Will you output the lines between the ones holding "Generate a web" and "const xName = 'Number of nodes';", inclusive, exactly as they stand, and only those lines, with the pictures left out?

======== MATERIALS PROVIDED ========

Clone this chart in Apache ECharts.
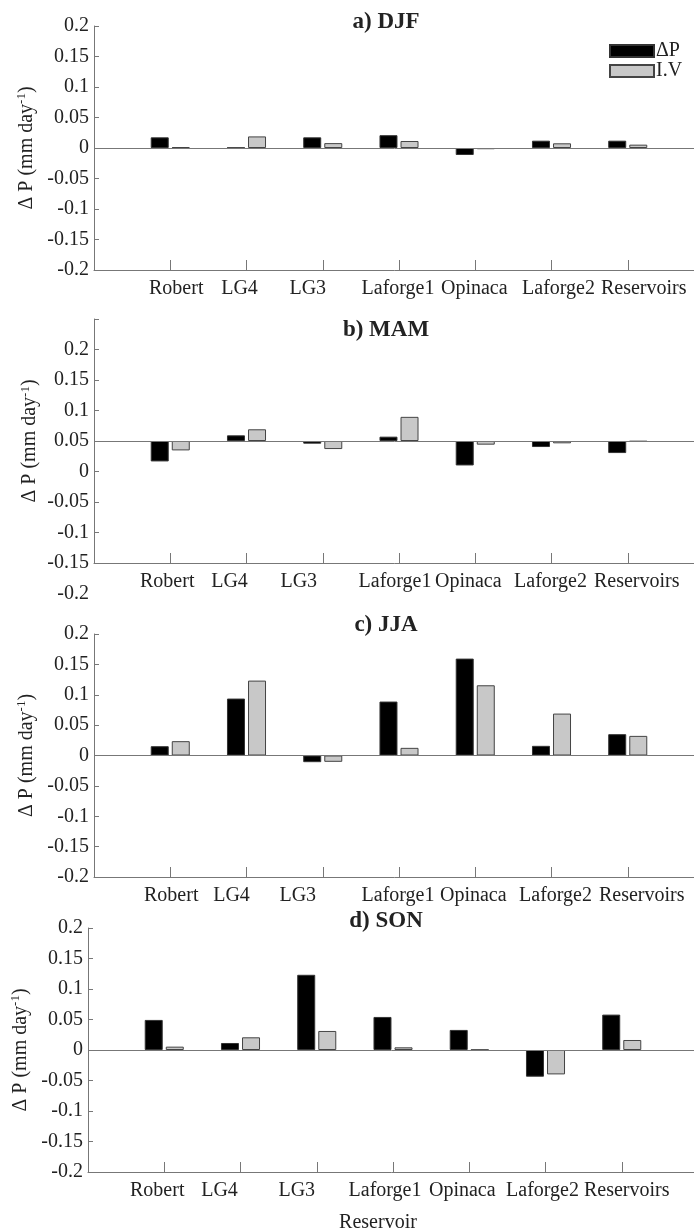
<!DOCTYPE html>
<html>
<head>
<meta charset="utf-8">
<script src="https://cdn.jsdelivr.net/npm/echarts@6/dist/echarts.min.js"></script>
<style>
  html, body { margin: 0; padding: 0; background: #fff; }
  #chart { width: 694px; height: 1230px; }
</style>
</head>
<body>
<div id="chart"></div>
<script>
// Reservoir names along the x axis
const reservoirs = ['Robert', 'LG4', 'LG3', 'Laforge1', 'Opinaca', 'Laforge2', 'Reservoirs'];

// Seasonal precipitation change (ΔP) and interannual variability (I.V), mm/day
const djfDeltaP = [0.0175, 0.0005, 0.0175, 0.021, -0.0115, 0.012, 0.012];
const djfIV     = [0.0015, 0.019, 0.008, 0.0115, -0.002, 0.0077, 0.0055];
const mamDeltaP = [-0.0335, 0.0093, -0.0044, 0.0071, -0.0401, -0.0099, -0.0198];
const mamIV     = [-0.0154, 0.0192, -0.0132, 0.0396, -0.006, -0.0038, -0.001];
const jjaDeltaP = [0.0153, 0.0937, -0.011, 0.0888, 0.1595, 0.0159, 0.0351];
const jjaIV     = [0.0236, 0.1233, -0.0104, 0.0126, 0.1156, 0.069, 0.0323];
const sonDeltaP = [0.0493, 0.0115, 0.1233, 0.0542, 0.0329, -0.0438, 0.058];
const sonIV     = [0.0055, 0.0208, 0.0312, 0.0044, 0.0005, -0.04, 0.0164];

const panelTitles = ['a) DJF', 'b) MAM', 'c) JJA', 'd) SON'];
const seriesNames = ['ΔP', 'I.V'];
const yMin = -0.2, yMax = 0.2, yStep = 0.05;

const FONT = '"Liberation Serif", "Times New Roman", serif';
const TEXT = '#222';
const AXIS = '#777';

const seasons = [
  { dp: djfDeltaP, iv: djfIV },
  { dp: mamDeltaP, iv: mamIV },
  { dp: jjaDeltaP, iv: jjaIV },
  { dp: sonDeltaP, iv: sonIV }
];

// Panel frames; labelShift nudges each category label sideways (px)
const frames = [
  { left: 94, top: 26,  height: 244, titleTop: 11,  labelShift: [6, -7, -15, -1, -1, 7, 16] },
  { left: 94, top: 319, height: 244, titleTop: 319, labelShift: [-3, -17, -24, -4, -7, -1, 9] },
  { left: 94, top: 634, height: 243, titleTop: 614, labelShift: [1, -15, -25, -1, -2, 4, 14] },
  { left: 88, top: 928, height: 244, titleTop: 910, labelShift: [-7, -21, -20, -8, -7, -3, 5] }
];
const plotWidth = 610;

// Categories padded with empty slots so ticks fall at 1..7 of a 0..8 span
const padded = [''].concat(reservoirs, ['']);
const pad = arr => [null].concat(arr, [null]);

const labelText = { fontFamily: FONT, fontSize: 20, color: TEXT };
function labelRich(shifts) {
  const rich = {};
  shifts.forEach((dx, k) => {
    rich['c' + (k + 1)] = Object.assign({}, labelText, {
      padding: dx >= 0 ? [0, 0, 0, 2 * dx] : [0, -2 * dx, 0, 0]
    });
  });
  return rich;
}

const grids = [], xAxes = [], yAxes = [], series = [], titles = [];

const yName = '{n|Δ P (mm day}{s|-1}{n|)}';
const yNameStyle = {
  rich: {
    n: { fontFamily: FONT, fontSize: 20, color: TEXT },
    s: { fontFamily: FONT, fontSize: 13, color: TEXT, padding: [0, 0, 9, 0] }
  }
};

frames.forEach((f, i) => {
  grids.push({ left: f.left, top: f.top, width: plotWidth, height: f.height, outerBoundsMode: 'none' });
  const isLast = i === frames.length - 1;
  xAxes.push({
    type: 'category', gridIndex: i, data: padded, boundaryGap: false,
    axisLine: { onZero: false, lineStyle: { color: AXIS, width: 1 } },
    axisTick: { inside: true, length: 10, lineStyle: { color: AXIS }, interval: (idx) => idx > 0 && idx < padded.length - 1 },
    axisLabel: {
      interval: 0, margin: 9, hideOverlap: false,
      color: TEXT, fontFamily: FONT, fontSize: 20,
      formatter: (v, idx) => v ? '{c' + idx + '|' + v + '}' : '',
      rich: labelRich(f.labelShift)
    },
    splitLine: { show: false },
    name: isLast ? 'Reservoir' : '',
    nameLocation: 'middle', nameGap: 41,
    nameTextStyle: { color: TEXT, fontFamily: FONT, fontSize: 20, padding: [0, 30, 0, 0] }
  });
  const shiftedLabels = i === 1;
  yAxes.push({
    type: 'value', gridIndex: i, min: yMin, max: yMax, interval: yStep,
    axisLine: { show: true, lineStyle: { color: AXIS, width: 1 } },
    axisTick: { show: true, inside: true, length: 5, lineStyle: { color: AXIS } },
    axisLabel: { show: !shiftedLabels, margin: 5, color: TEXT, fontFamily: FONT, fontSize: 20 },
    splitLine: { show: false },
    name: yName, nameLocation: 'middle', nameRotate: 90, nameGap: 53, nameTextStyle: yNameStyle
  });
  titles.push({
    text: panelTitles[i], left: 386, top: f.titleTop, textAlign: 'center', padding: 0,
    textStyle: { fontFamily: FONT, fontSize: 23, fontWeight: 'bold', color: TEXT }
  });
  series.push({
    name: seriesNames[0], type: 'bar', xAxisIndex: i, yAxisIndex: i,
    data: pad(seasons[i].dp), barWidth: 18, barGap: '17%',
    itemStyle: { color: '#000', borderColor: '#333', borderWidth: 1 },
    markLine: {
      silent: true, symbol: 'none', label: { show: false },
      lineStyle: { color: AXIS, width: 1, type: 'solid' },
      data: [{ yAxis: 0 }]
    }
  });
  series.push({
    name: seriesNames[1], type: 'bar', xAxisIndex: i, yAxisIndex: i,
    data: pad(seasons[i].iv), barWidth: 18, barGap: '17%',
    itemStyle: { color: '#c8c8c8', borderColor: '#444', borderWidth: 1 }
  });
});

// Panel b tick labels sit one step below their ticks
const b = frames[1];
const stepPx = b.height / ((yMax - yMin) / yStep);
grids.push({ left: b.left, top: b.top + stepPx, width: plotWidth, height: b.height, outerBoundsMode: 'none' });
xAxes.push({ type: 'category', gridIndex: 4, data: padded, show: false });
yAxes.push({
  type: 'value', gridIndex: 4, min: yMin, max: yMax, interval: yStep,
  axisLine: { show: false }, axisTick: { show: false }, splitLine: { show: false },
  axisLabel: { show: true, margin: 5, color: TEXT, fontFamily: FONT, fontSize: 20 }
});

const chart = echarts.init(document.getElementById('chart'), null, { renderer: 'canvas' });
chart.setOption({
  animation: false,
  backgroundColor: '#fff',
  title: titles,
  legend: {
    data: seriesNames, orient: 'vertical', left: 609, top: 41,
    itemWidth: 44, itemHeight: 12, itemGap: 0, icon: 'rect',
    textStyle: { fontFamily: FONT, fontSize: 20, color: TEXT, padding: [0, 0, 0, -3] },
    padding: 0, selectedMode: false
  },
  grid: grids,
  xAxis: xAxes,
  yAxis: yAxes,
  series: series
});
</script>
</body>
</html>
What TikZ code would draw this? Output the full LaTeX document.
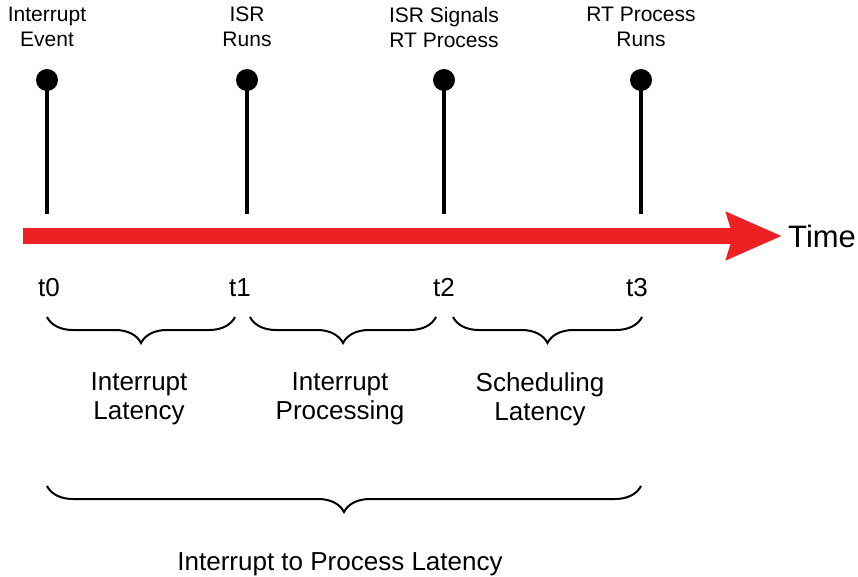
\documentclass[tikz,border=0pt]{standalone}
\usepackage{fontspec}
\setmainfont{Liberation Sans}
\usepackage{tikz}
\usetikzlibrary{arrows.meta, positioning, decorations.pathreplacing}
\definecolor{tlred}{RGB}{237,32,36}

\begin{document}
\begin{tikzpicture}[
        x=1pt, y=-1pt,
        event/.style={circle, fill=black, inner sep=0pt, minimum size=22pt},
        stem/.style={line width=4pt},
        evlabel/.style={anchor=north, inner sep=0pt, align=center,
                        font=\fontsize{21}{25}\selectfont},
        tick/.style={anchor=base, inner sep=0pt, font=\fontsize{26}{30}\selectfont},
        span/.style={line width=2pt, decorate,
                     decoration={brace, mirror, amplitude=26pt}},
        spanlabel/.style={anchor=north, inner sep=0pt, align=center,
                          font=\fontsize{26}{29}\selectfont}
      ]
      \useasboundingbox (0,0) rectangle (858,577);

      % events on the time line
      \node[event] (e0) at (47,80) {};
      \node[event] (e1) at (247,80) {};
      \node[event] (e2) at (444,80) {};
      \node[event] (e3) at (641,80) {};
      \coordinate (b0) at (47,214);
      \coordinate (b1) at (247,214);
      \coordinate (b2) at (444,214);
      \coordinate (b3) at (641,214);
      \draw[stem] (e0.center) -- (b0);
      \draw[stem] (e1.center) -- (b1);
      \draw[stem] (e2.center) -- (b2);
      \draw[stem] (e3.center) -- (b3);

      \node[evlabel] (l0) at (47,7) {Interrupt\\Event};
      \node[evlabel] (l1) at (247,7) {ISR\\Runs};
      \node[evlabel] (l2) at (444,7) {ISR Signals\\RT Process};
      \node[evlabel] (l3) at (641,7) {RT Process\\Runs};

      % time axis
      \coordinate (start) at (23,236);
      \coordinate (end) at (782,236);
      \draw[line width=16pt, tlred,
            -{Stealth[length=55pt, width=46pt, inset=6pt]}] (start) -- (end);
      \node[anchor=base west, inner sep=0pt,
            font=\fontsize{31}{36}\selectfont] (time) at (788,247) {Time};

      \node[tick] (t0) at (49,296) {t0};
      \node[tick] (t1) at (240,296) {t1};
      \node[tick] (t2) at (444,296) {t2};
      \node[tick] (t3) at (637,296) {t3};

      % intervals
      \coordinate (s0) at (47,317);
      \coordinate (s1) at (235,317);
      \coordinate (s2) at (250,317);
      \coordinate (s3) at (436,317);
      \coordinate (s4) at (453,317);
      \coordinate (s5) at (642,317);
      \draw[span] (s0) -- (s1);
      \draw[span] (s2) -- (s3);
      \draw[span] (s4) -- (s5);

      \node[spanlabel] (p0) at (139,372) {Interrupt\\Latency};
      \node[spanlabel] (p1) at (340,372) {Interrupt\\Processing};
      \node[spanlabel] (p2) at (540,372) {Scheduling\\Latency};

      \coordinate (w0) at (47,486);
      \coordinate (w1) at (641,486);
      \draw[span] (w0) -- (w1);
      \node[anchor=base, inner sep=0pt,
            font=\fontsize{26}{30}\selectfont] (total) at (340,570)
        {Interrupt to Process Latency};
    \end{tikzpicture}
\end{document}
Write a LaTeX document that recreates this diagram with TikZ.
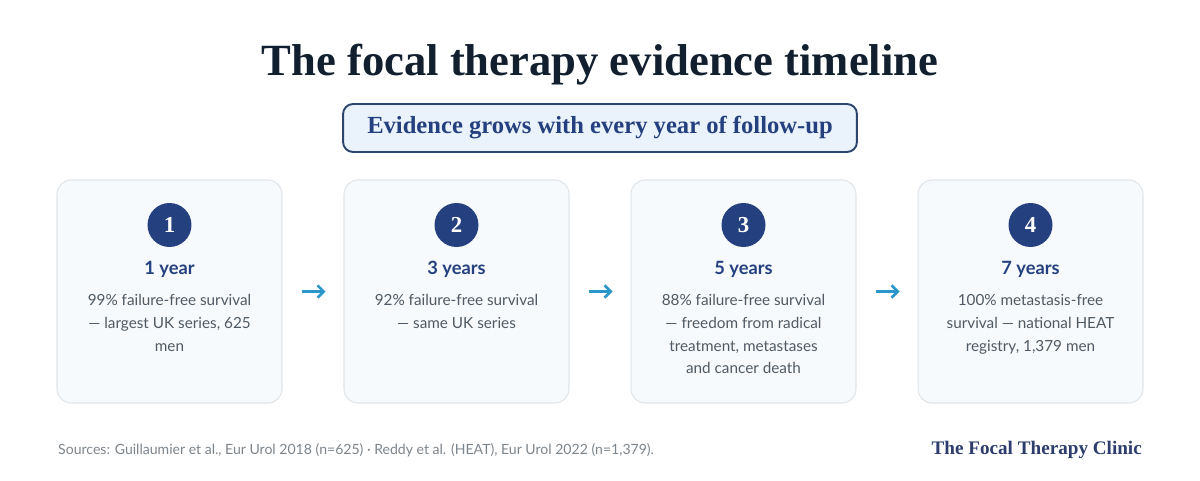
\documentclass[tikz,border=0pt]{standalone}
\usepackage{fontspec}
\setmainfont{Liberation Serif}
\setsansfont{Lato}
\usetikzlibrary{arrows.meta}
\definecolor{inkdark}{HTML}{111F2E}
\definecolor{navy}{HTML}{24407F}
\definecolor{subfill}{HTML}{EAF3FB}
\definecolor{subline}{HTML}{2A4570}
\definecolor{cardfill}{HTML}{F7FAFC}
\definecolor{cardline}{HTML}{DFE5EA}
\definecolor{desctext}{HTML}{4F5A64}
\definecolor{linkblue}{HTML}{2B96C9}
\definecolor{notegray}{HTML}{7D858C}
\definecolor{brand}{HTML}{2C3D6E}
\tikzset{
  card/.style={draw=cardline, fill=cardfill, line width=0.6pt, rounded corners=0.28cm,
    minimum width=4.5cm, minimum height=4.46cm},
  numdot/.style={circle, fill=navy, minimum size=0.88cm, inner sep=0pt,
    text=white, font=\bfseries\fontsize{13}{13}\selectfont},
  yearlbl/.style={text=navy, font=\sffamily\bfseries\fontsize{10.4}{12}\selectfont},
  desc/.style={text=desctext, align=center, font=\sffamily\fontsize{8.7}{13}\selectfont},
  link/.style={draw=linkblue, line width=1.5pt, -{Straight Barb[length=3.5pt,width=7pt]},
    shorten <=0.38cm, shorten >=0.36cm}
}

\begin{document}
\begin{tikzpicture}[x=0.02cm, y=-0.02cm]
		%%%%% START %%%%%
		
		\fill[white] (0, 0) rectangle (1200, 480);
		
		\node[text=inkdark, font=\bfseries\fontsize{25.4}{30}\selectfont] (title) at (600, 65) {The focal therapy evidence timeline};
		\node[draw=subline, fill=subfill, line width=1.1pt, rounded corners=0.2cm,
		  minimum width=10.28cm, minimum height=0.96cm, text=navy,
		  font=\bfseries\fontsize{14}{16}\selectfont] (subtitle) at (600, 128) {Evidence grows with every year of follow-up};
		
		\node[card] (c1) at (169.5, 291.5) {};
		\node[card] (c2) at (456.5, 291.5) {};
		\node[card] (c3) at (743.5, 291.5) {};
		\node[card] (c4) at (1030.5, 291.5) {};
		
		\node[numdot] (n1) at (169.5, 225) {1};
		\node[numdot] (n2) at (456.5, 225) {2};
		\node[numdot] (n3) at (743.5, 225) {3};
		\node[numdot] (n4) at (1030.5, 225) {4};
		
		\node[yearlbl] (y1) at (169.5, 269) {1 year};
		\node[yearlbl] (y2) at (456.5, 269) {3 years};
		\node[yearlbl] (y3) at (743.5, 269) {5 years};
		\node[yearlbl] (y4) at (1030.5, 269) {7 years};
		
		\node[desc, anchor=north] (d1) at (169.5, 288) {99\% failure-free survival\\— largest UK series, 625\\men};
		\node[desc, anchor=north] (d2) at (456.5, 288) {92\% failure-free survival\\— same UK series};
		\node[desc, anchor=north] (d3) at (743.5, 288) {88\% failure-free survival\\— freedom from radical\\treatment, metastases\\and cancer death};
		\node[desc, anchor=north] (d4) at (1030.5, 288) {100\% metastasis-free\\survival — national HEAT\\registry, 1,379 men};
		
		\draw[link] (c1.east) -- (c2.west);
		\draw[link] (c2.east) -- (c3.west);
		\draw[link] (c3.east) -- (c4.west);
		
		\node[anchor=west, text=notegray, font=\sffamily\fontsize{8}{9}\selectfont] (sources) at (52, 450) {Sources: Guillaumier et al., Eur Urol 2018 (n=625) · Reddy et al. (HEAT), Eur Urol 2022 (n=1,379).};
		\node[anchor=east, text=brand, font=\bfseries\fontsize{10.9}{12}\selectfont] (clinic) at (1148, 450) {The Focal Therapy Clinic};
		
		%%%%% END %%%%%
	\end{tikzpicture}
\end{document}
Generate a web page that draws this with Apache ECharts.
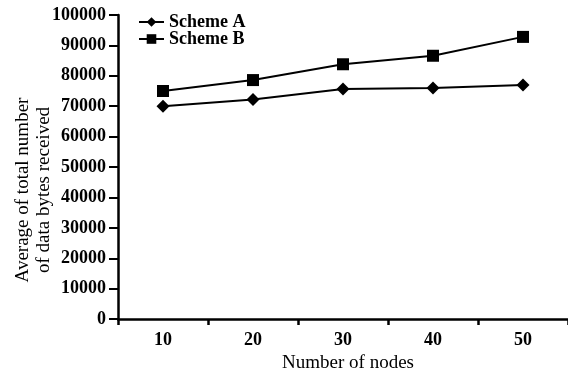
<!DOCTYPE html>
<html><head><meta charset="utf-8">
<script src="https://cdn.jsdelivr.net/npm/echarts@6/dist/echarts.min.js"></script>
<style>html,body{margin:0;padding:0;background:#fff}#c{width:568px;height:378px}</style>
</head><body><div id="c"></div>
<script>
const categories = ['10', '20', '30', '40', '50'];
const schemeA = [70000, 72200, 75700, 76000, 77000];
const schemeB = [75000, 78600, 83800, 86600, 92800];
const yName1 = 'Average of total number';
const yName2 = 'of data bytes received';
const xName = 'Number of nodes';

const F = '"Liberation Serif", "Times New Roman", serif';
const chart = echarts.init(document.getElementById('c'), null, {renderer: 'canvas'});
chart.setOption({
  animation: false,
  backgroundColor: '#fff',
  grid: {left: 118, top: 15, width: 456, height: 311, containLabel: false},
  legend: {
    left: 138, top: 13, padding: 0, orient: 'vertical', itemGap: -1, itemWidth: 25, itemHeight: 12,
    textStyle: {fontFamily: F, fontSize: 18, fontWeight: 'bold', color: '#000', lineHeight: 17},
    data: ['Scheme A', 'Scheme B']
  },
  xAxis: {
    type: 'category', data: categories, boundaryGap: true,
    name: xName, nameLocation: 'middle', nameGap: 30,
    nameTextStyle: {fontFamily: F, fontSize: 19, color: '#000', padding: [0, 0, 0, 10]},
    axisLine: {lineStyle: {color: '#000', width: 2.5}},
    axisTick: {show: true, length: 6, lineStyle: {width: 2.5, color: '#000'}, alignWithLabel: false},
    axisLabel: {fontFamily: F, fontSize: 18, fontWeight: 'bold', color: '#000', margin: 12}
  },
  yAxis: {
    type: 'value', min: 0, max: 100000, interval: 10000,
    splitLine: {show: false},
    axisLine: {show: true, lineStyle: {color: '#000', width: 2.5}},
    axisTick: {show: true, length: 9, lineStyle: {width: 2, color: '#000'}},
    axisLabel: {fontFamily: F, fontSize: 18, fontWeight: 'bold', color: '#000', margin: 12,
      formatter: function (v) { return String(v); }}
  },
  graphic: [
    {type: 'text', x: 23, y: 190, rotation: Math.PI / 2,
     style: {text: yName1, fontFamily: F, fontSize: 19, fill: '#000', align: 'center', verticalAlign: 'middle'}},
    {type: 'text', x: 44, y: 190, rotation: Math.PI / 2,
     style: {text: yName2, fontFamily: F, fontSize: 19, fill: '#000', align: 'center', verticalAlign: 'middle'}}
  ],
  series: [
    {name: 'Scheme A', type: 'line', data: schemeA, symbol: 'diamond', symbolSize: 13,
     lineStyle: {color: '#000', width: 2}, itemStyle: {color: '#000'}},
    {name: 'Scheme B', type: 'line', data: schemeB, symbol: 'rect', symbolSize: 12,
     lineStyle: {color: '#000', width: 2}, itemStyle: {color: '#000'}}
  ]
});
</script></body></html>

========

→ **THE OUTPUT**:
Generate a web page that draws this with Apache ECharts.
<!DOCTYPE html>
<html><head><meta charset="utf-8">
<script src="https://cdn.jsdelivr.net/npm/echarts@6/dist/echarts.min.js"></script>
<style>html,body{margin:0;padding:0;background:#fff}#c{width:568px;height:378px}</style>
</head><body><div id="c"></div>
<script>
const categories = ['10', '20', '30', '40', '50'];
const schemeA = [70000, 72200, 75700, 76000, 77000];
const schemeB = [75000, 78600, 83800, 86600, 92800];
const yName1 = 'Average of total number';
const yName2 = 'of data bytes received';
const xName = 'Number of nodes';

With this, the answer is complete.